Lines are selected randomly when the NPC is addressed. They cycle without immediate repetition. This is the cheapest form of NPC personality — no rules evaluation, no script execution.
The harbormaster
Every realm’s border room has a harbormaster NPC. This is a special case — configured in archipelago.toml rather than authored through build mode:
[realm.harbormaster]
name = "Old Cael"
brief = "A weathered man in an oilskin coat, standing by the gate."
lines = [
"Welcome to the Stair. Road's washed out tonight. You'll stay.",
"Your cargo's your own, long as it stays sheathed.",
"The beacon's been dark since sundown. Don't expect news from the north.",
]
The harbormaster has additional responsibilities beyond canned lines:
- Delivers the customs notice on a traveler’s first entry to the realm (once per session)
- Selects greeting based on trust level (familiar, partner, known, neutral, stranger)
- Paraphrases
/aboutinformation when addressed directly - Announces arrivals and departures to the border room
The harbormaster is scripted — a greeter with a name and voice. Write it well — it is your island’s first word to every visitor.
NPC presence and lifecycle
NPCs are always present in their assigned room. They do not log in or out. They do not have sessions. They are fixtures.

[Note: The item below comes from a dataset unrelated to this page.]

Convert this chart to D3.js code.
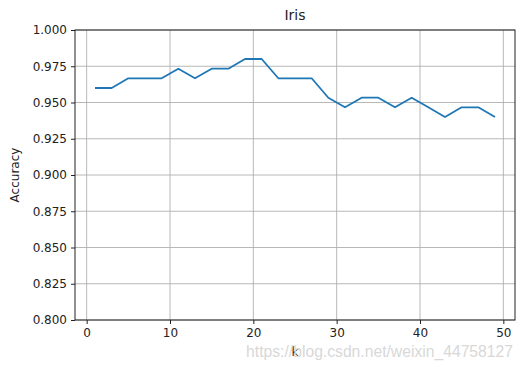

An NPC can be moved between rooms by a builder (chart> move grak to market), but it does not wander on its own unless a behaviour rule or script moves it.
NPCs with the cognitive loop active observe, remember, and respond contextually. The baseline — rules and canned lines — works without it.
Capability scoping
NPCs hold capabilities like any other entity. A guard NPC with an abort rule can prevent players from passing — but only if the NPC holds the capability to abort signals in that context. A shopkeeper can give items from its inventory but cannot access locked rooms.
Scripts attached to NPCs execute with the NPC’s capability bag. A script cannot escalate beyond what the NPC is authorised to do.